● **What you will do**
Give back the full listing, character for character, with no pictures.

● **Information shown**
■ ■ ■
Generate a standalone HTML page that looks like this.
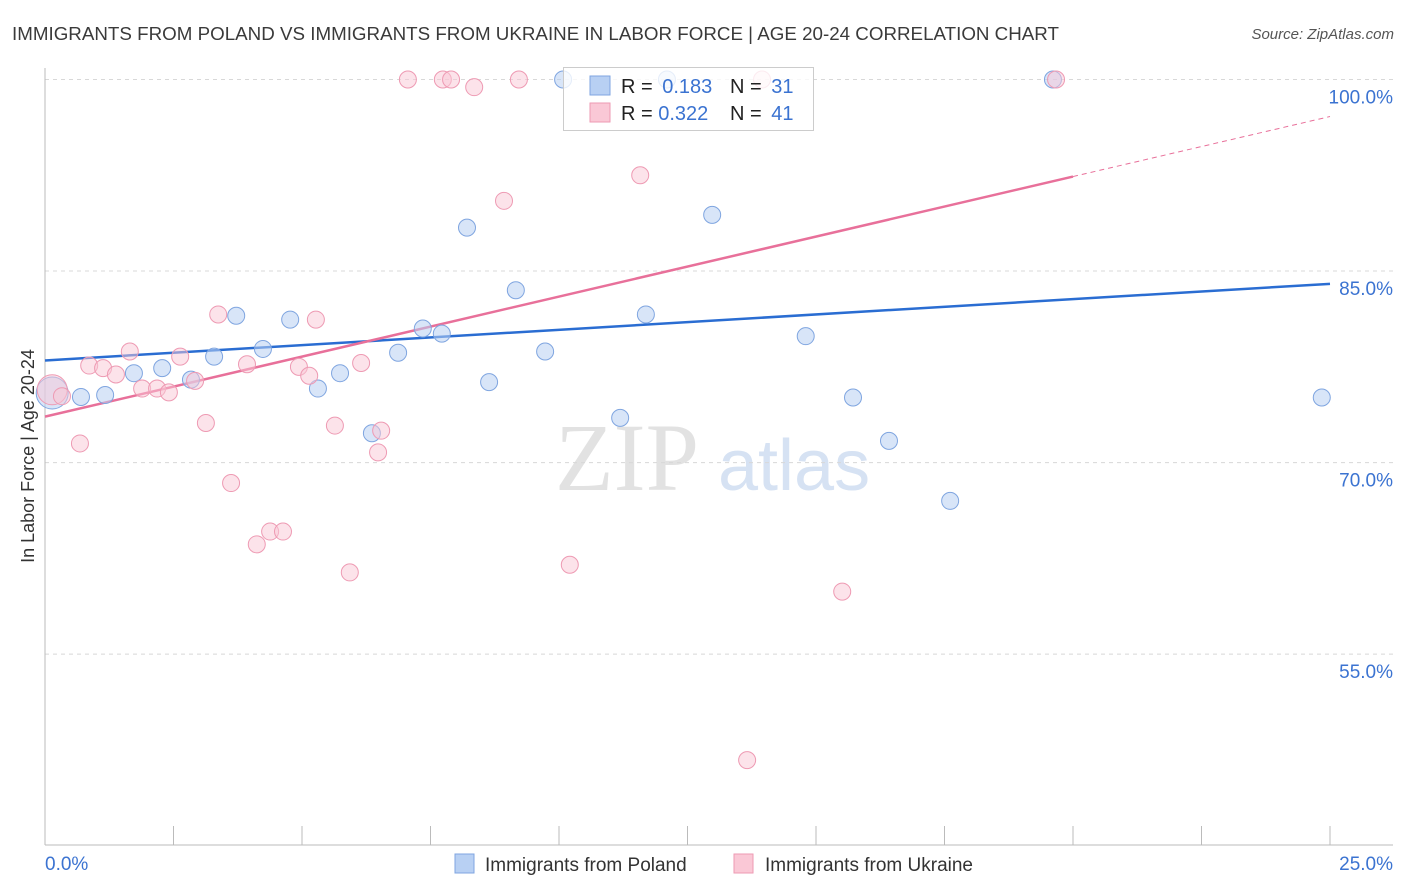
<!DOCTYPE html>
<html><head><meta charset="utf-8"><style>
body{margin:0;background:#fff;font-family:"Liberation Sans",sans-serif;}
svg{display:block}
</style></head><body>
<svg id="chart" width="1406" height="892">
<text x="12" y="40" font-size="18" fill="#3a3a3a" textLength="1047" lengthAdjust="spacingAndGlyphs">IMMIGRANTS FROM POLAND VS IMMIGRANTS FROM UKRAINE IN LABOR FORCE | AGE 20-24 CORRELATION CHART</text>
<text x="1394" y="39" font-size="15" fill="#555" font-style="italic" text-anchor="end">Source: ZipAtlas.com</text>
<text transform="translate(34,456) rotate(-90)" font-size="18" fill="#333" text-anchor="middle">In Labor Force | Age 20-24</text>
<g><text x="555" y="490" font-size="96" fill="#e2e2e2" font-family="Liberation Serif,serif">ZIP</text><text x="718" y="490" font-size="72" fill="#d6e2f3">atlas</text></g>
<g id="grid"></g><g id="axes"></g><g id="trend"></g><g id="pts"></g>
<g>
<rect x="563.5" y="67.5" width="250" height="63" fill="#fff" fill-opacity="0.8" stroke="#ccc"/>
<rect x="590" y="76" width="20" height="19" fill="#b8d0f3" stroke="#7fa5e0"/>
<rect x="590" y="103" width="20" height="19" fill="#fac8d6" stroke="#ee9ab3"/>
<text x="621" y="93" font-size="20" fill="#222">R = <tspan fill="#3b73d1">&#8201;0.183</tspan><tspan x="730">N = </tspan><tspan fill="#3b73d1">&#8201;31</tspan></text>
<text x="621" y="120" font-size="20" fill="#222">R = <tspan fill="#3b73d1">0.322</tspan><tspan x="730">N = </tspan><tspan fill="#3b73d1">&#8201;41</tspan></text>
</g>
<g>
<rect x="455" y="854" width="19" height="19" fill="#b8d0f3" stroke="#7fa5e0"/>
<text x="485" y="871" font-size="19" fill="#333">Immigrants from Poland</text>
<rect x="734" y="854" width="19" height="19" fill="#fac8d6" stroke="#ee9ab3"/>
<text x="765" y="871" font-size="19" fill="#333">Immigrants from Ukraine</text>
</g>
</svg>
<script>
const polandX=[0.14,0.70,1.17,1.73,2.28,2.84,3.29,3.72,4.24,4.77,5.31,5.74,6.36,6.87,7.35,7.72,8.21,8.64,9.16,9.73,10.08,11.19,11.69,12.1,12.98,14.8,15.72,16.42,17.61,19.61,24.84];
const polandY=[75.45,75.14,75.29,77.0,77.4,76.5,78.3,81.5,78.9,81.2,75.8,77.0,72.3,78.6,80.5,80.1,88.4,76.3,83.5,78.7,100,73.5,81.6,100,89.4,79.9,75.1,71.7,67.0,100,75.1];
const ukraineX=[0.14,0.33,0.68,0.86,1.13,1.38,1.65,1.89,2.18,2.41,2.63,2.92,3.13,3.37,3.62,3.93,4.12,4.38,4.63,4.94,5.14,5.27,5.64,5.93,6.15,6.48,6.54,7.06,7.74,7.9,8.35,8.93,9.22,10.21,11.58,13.66,13.95,15.51,19.67];
const ukraineY=[75.7,75.2,71.5,77.6,77.4,76.9,78.7,75.8,75.8,75.5,78.3,76.4,73.1,81.6,68.4,77.7,63.6,64.6,64.6,77.5,76.8,81.2,72.9,61.4,77.8,70.8,72.5,100,100,100,99.4,90.5,100,62.0,92.5,46.7,100,59.9,100];
const polandTrend=[78.0,84.0];   // y at x=0 and x=25
const ukraineTrend=[73.6,97.1];  // y at x=0 and x=25
const yTicks=[100,85,70,55];
const yTickLabels=["100.0%","85.0%","70.0%","55.0%"];
const xTickLabels=["0.0%","25.0%"];

const NS="http://www.w3.org/2000/svg";
const sx=v=>45+v*(1285/25);
const sy=v=>79.5+(100-v)*12.77;
function mk(parent,tag,attrs){const e=document.createElementNS(NS,tag);for(const k in attrs)e.setAttribute(k,attrs[k]);document.getElementById(parent).appendChild(e);return e;}
yTicks.forEach((t,i)=>{
  const l=mk('grid','line',{x1:45,x2:1393,y1:sy(t),y2:sy(t),stroke:'#d8d8d8','stroke-dasharray':'4,4'});
  
  
  const tx=mk('grid','text',{x:1393,y:sy(t)+24,'font-size':19,fill:'#3b73d1','text-anchor':'end'});
  tx.textContent=yTickLabels[i];
  
  
});
let a=mk('axes','line',{x1:45,x2:45,y1:68,y2:845,stroke:'#bbb'});


a=mk('axes','line',{x1:45,x2:1393,y1:845,y2:845,stroke:'#bbb'});


for(let i=0;i<=10;i++){
  const x=sx(i*2.5);
  const t=mk('axes','line',{x1:x,x2:x,y1:826,y2:845,stroke:'#bbb'});
  
  
}
[[0,'start'],[25,'end']].forEach((p,i)=>{
  const t=mk('axes','text',{x:i?1393:45,y:870,'font-size':19,fill:'#3b73d1','text-anchor':p[1]});
  t.textContent=xTickLabels[i];
  
  
});
let tl=mk('trend','line',{x1:sx(0),y1:sy(polandTrend[0]),x2:sx(25),y2:sy(polandTrend[1]),stroke:'#2a6dd2','stroke-width':2.5});


const ux=20;const uy=ukraineTrend[0]+(ukraineTrend[1]-ukraineTrend[0])*ux/25;
tl=mk('trend','line',{x1:sx(0),y1:sy(ukraineTrend[0]),x2:sx(ux),y2:sy(uy),stroke:'#e8709a','stroke-width':2.5});


tl=mk('trend','line',{x1:sx(ux),y1:sy(uy),x2:sx(25),y2:sy(ukraineTrend[1]),stroke:'#e8709a','stroke-width':1,'stroke-dasharray':'5,4'});


polandX.forEach((x,i)=>{
  const c=mk('pts','circle',{cx:sx(x),cy:sy(polandY[i]),r:i===0?16:8.5,fill:'#b8d0f3','fill-opacity':0.55,stroke:'#7fa5e0','stroke-width':1});
  
  
});
ukraineX.forEach((x,i)=>{
  const c=mk('pts','circle',{cx:sx(x),cy:sy(ukraineY[i]),r:i===0?15:8.5,fill:'#fac8d6','fill-opacity':0.5,stroke:'#ee9ab3','stroke-width':1});
  
  
});
</script>
</body></html>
■ ■ ■
● **Full output**
Generate a standalone HTML page that looks like this.
<!DOCTYPE html>
<html><head><meta charset="utf-8"><style>
body{margin:0;background:#fff;font-family:"Liberation Sans",sans-serif;}
svg{display:block}
</style></head><body>
<svg id="chart" width="1406" height="892">
<text x="12" y="40" font-size="18" fill="#3a3a3a" textLength="1047" lengthAdjust="spacingAndGlyphs">IMMIGRANTS FROM POLAND VS IMMIGRANTS FROM UKRAINE IN LABOR FORCE | AGE 20-24 CORRELATION CHART</text>
<text x="1394" y="39" font-size="15" fill="#555" font-style="italic" text-anchor="end">Source: ZipAtlas.com</text>
<text transform="translate(34,456) rotate(-90)" font-size="18" fill="#333" text-anchor="middle">In Labor Force | Age 20-24</text>
<g><text x="555" y="490" font-size="96" fill="#e2e2e2" font-family="Liberation Serif,serif">ZIP</text><text x="718" y="490" font-size="72" fill="#d6e2f3">atlas</text></g>
<g id="grid"></g><g id="axes"></g><g id="trend"></g><g id="pts"></g>
<g>
<rect x="563.5" y="67.5" width="250" height="63" fill="#fff" fill-opacity="0.8" stroke="#ccc"/>
<rect x="590" y="76" width="20" height="19" fill="#b8d0f3" stroke="#7fa5e0"/>
<rect x="590" y="103" width="20" height="19" fill="#fac8d6" stroke="#ee9ab3"/>
<text x="621" y="93" font-size="20" fill="#222">R = <tspan fill="#3b73d1">&#8201;0.183</tspan><tspan x="730">N = </tspan><tspan fill="#3b73d1">&#8201;31</tspan></text>
<text x="621" y="120" font-size="20" fill="#222">R = <tspan fill="#3b73d1">0.322</tspan><tspan x="730">N = </tspan><tspan fill="#3b73d1">&#8201;41</tspan></text>
</g>
<g>
<rect x="455" y="854" width="19" height="19" fill="#b8d0f3" stroke="#7fa5e0"/>
<text x="485" y="871" font-size="19" fill="#333">Immigrants from Poland</text>
<rect x="734" y="854" width="19" height="19" fill="#fac8d6" stroke="#ee9ab3"/>
<text x="765" y="871" font-size="19" fill="#333">Immigrants from Ukraine</text>
</g>
</svg>
<script>
const polandX=[0.14,0.70,1.17,1.73,2.28,2.84,3.29,3.72,4.24,4.77,5.31,5.74,6.36,6.87,7.35,7.72,8.21,8.64,9.16,9.73,10.08,11.19,11.69,12.1,12.98,14.8,15.72,16.42,17.61,19.61,24.84];
const polandY=[75.45,75.14,75.29,77.0,77.4,76.5,78.3,81.5,78.9,81.2,75.8,77.0,72.3,78.6,80.5,80.1,88.4,76.3,83.5,78.7,100,73.5,81.6,100,89.4,79.9,75.1,71.7,67.0,100,75.1];
const ukraineX=[0.14,0.33,0.68,0.86,1.13,1.38,1.65,1.89,2.18,2.41,2.63,2.92,3.13,3.37,3.62,3.93,4.12,4.38,4.63,4.94,5.14,5.27,5.64,5.93,6.15,6.48,6.54,7.06,7.74,7.9,8.35,8.93,9.22,10.21,11.58,13.66,13.95,15.51,19.67];
const ukraineY=[75.7,75.2,71.5,77.6,77.4,76.9,78.7,75.8,75.8,75.5,78.3,76.4,73.1,81.6,68.4,77.7,63.6,64.6,64.6,77.5,76.8,81.2,72.9,61.4,77.8,70.8,72.5,100,100,100,99.4,90.5,100,62.0,92.5,46.7,100,59.9,100];
const polandTrend=[78.0,84.0];   // y at x=0 and x=25
const ukraineTrend=[73.6,97.1];  // y at x=0 and x=25
const yTicks=[100,85,70,55];
const yTickLabels=["100.0%","85.0%","70.0%","55.0%"];
const xTickLabels=["0.0%","25.0%"];

const NS="http://www.w3.org/2000/svg";
const sx=v=>45+v*(1285/25);
const sy=v=>79.5+(100-v)*12.77;
function mk(parent,tag,attrs){const e=document.createElementNS(NS,tag);for(const k in attrs)e.setAttribute(k,attrs[k]);document.getElementById(parent).appendChild(e);return e;}
yTicks.forEach((t,i)=>{
  const l=mk('grid','line',{x1:45,x2:1393,y1:sy(t),y2:sy(t),stroke:'#d8d8d8','stroke-dasharray':'4,4'});
  
  
  const tx=mk('grid','text',{x:1393,y:sy(t)+24,'font-size':19,fill:'#3b73d1','text-anchor':'end'});
  tx.textContent=yTickLabels[i];
  
  
});
let a=mk('axes','line',{x1:45,x2:45,y1:68,y2:845,stroke:'#bbb'});


a=mk('axes','line',{x1:45,x2:1393,y1:845,y2:845,stroke:'#bbb'});


for(let i=0;i<=10;i++){
  const x=sx(i*2.5);
  const t=mk('axes','line',{x1:x,x2:x,y1:826,y2:845,stroke:'#bbb'});
  
  
}
[[0,'start'],[25,'end']].forEach((p,i)=>{
  const t=mk('axes','text',{x:i?1393:45,y:870,'font-size':19,fill:'#3b73d1','text-anchor':p[1]});
  t.textContent=xTickLabels[i];
  
  
});
let tl=mk('trend','line',{x1:sx(0),y1:sy(polandTrend[0]),x2:sx(25),y2:sy(polandTrend[1]),stroke:'#2a6dd2','stroke-width':2.5});


const ux=20;const uy=ukraineTrend[0]+(ukraineTrend[1]-ukraineTrend[0])*ux/25;
tl=mk('trend','line',{x1:sx(0),y1:sy(ukraineTrend[0]),x2:sx(ux),y2:sy(uy),stroke:'#e8709a','stroke-width':2.5});


tl=mk('trend','line',{x1:sx(ux),y1:sy(uy),x2:sx(25),y2:sy(ukraineTrend[1]),stroke:'#e8709a','stroke-width':1,'stroke-dasharray':'5,4'});


polandX.forEach((x,i)=>{
  const c=mk('pts','circle',{cx:sx(x),cy:sy(polandY[i]),r:i===0?16:8.5,fill:'#b8d0f3','fill-opacity':0.55,stroke:'#7fa5e0','stroke-width':1});
  
  
});
ukraineX.forEach((x,i)=>{
  const c=mk('pts','circle',{cx:sx(x),cy:sy(ukraineY[i]),r:i===0?15:8.5,fill:'#fac8d6','fill-opacity':0.5,stroke:'#ee9ab3','stroke-width':1});
  
  
});
</script>
</body></html>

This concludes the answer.